A cura di Maria Pia Basso
Siamo tutti concordi nel ritenere che i comportamenti dei nostri figli siano la proiezione diretta dell’educazione ricevuta dai propri genitori. Quindi, nel bene o nel male, “ la mela non cade mai lontana dall’albero”.
Al di là dell’osservazione sulla necessità di configurare i nostri discendenti come esseri dotati di una propria individualità – che quasi mai coincide con quella di chiunque altro – è pur vero che i primi esempi assorbiti dai bimbi in tenera età, se non addirittura sin dai primi vagiti, sono quelli trasmessi loro da mamma e papà, ed è su quelli che iniziano a porre le basi per edificare la loro personalità.

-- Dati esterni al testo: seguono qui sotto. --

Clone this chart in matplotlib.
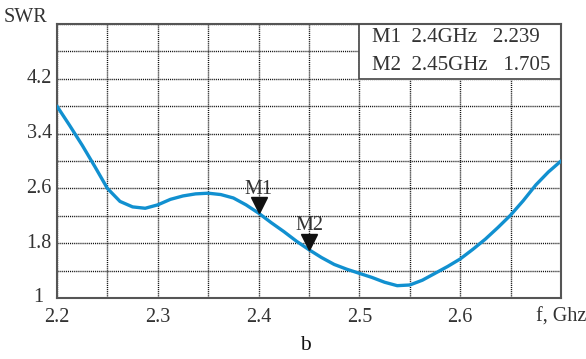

Quando il genitore è assente o versa in situazione di gravi difficoltà nel rapportarsi con le proprie creature, ecco che il meccanismo si inceppa, dando vita ad una distorsione incisiva nella sfera degli affetti e degli atteggiamenti. E non sono rari i casi di madri che, per superare il senso di colpa dovuto all’inadeguatezza nell’esercitare il proprio ruolo, assumono un contegno quasi di noncuranza, concedendo ai figli di poter spaziare in lungo ed in largo.
Si commette il grave errore di pensare che “tutto sia dovuto” e che l’amore si manifesti attraverso concessioni “ad libitum” che, sicuramente, soddisfano e fanno sorridere, ma che, a lungo andare, gettano nello sconforto. Perché? Perché avere a disposizione uno spazio non delimitato equivale ad errare in una landa sconfinata, in cui sarà giocoforza andare a ricercare dei punti cardinali grazie ai quali orientarsi. Il bambino, prima e il ragazzo, poi , chiede la regolamentazione del suo agire e ricerca incessantemente una figura guida che tracci le coordinate del percorso da seguire. Non è vero che il vivere all’impazzata strutturi una personalità, perché la mina dalle fondamenta, indebolendola. Il mestiere di genitore è pieno di insidie e non lo nega nessuno, ma continuare a svolgerlo per “hobby” o per riflettere l’andazzo atavico che una vita senza figli sia da considerarsi claudicante, arreca danni. Per svolgere al meglio il proprio compito sono necessarie forza d’animo e determinazione.
Occorre quel “polso fermo” che esprime la volontà, non di imporsi al figlio, ma di porlo nella direzione giusta, attraverso un rapporto che trova nel rispetto reciproco l’elemento fondante e il collante affinché questo, decollando, non tema avarie di sorta. Già, il rispetto: nobile sentire che sottende a tutte le reazioni sociali, armonizzandole. Per cui anche a voler giustificare che un papà o una mamma possano essere “amici” dei figli non vuol proprio dire declassarne il ruolo. Un amico non merita, forse, ossequio e attenzione?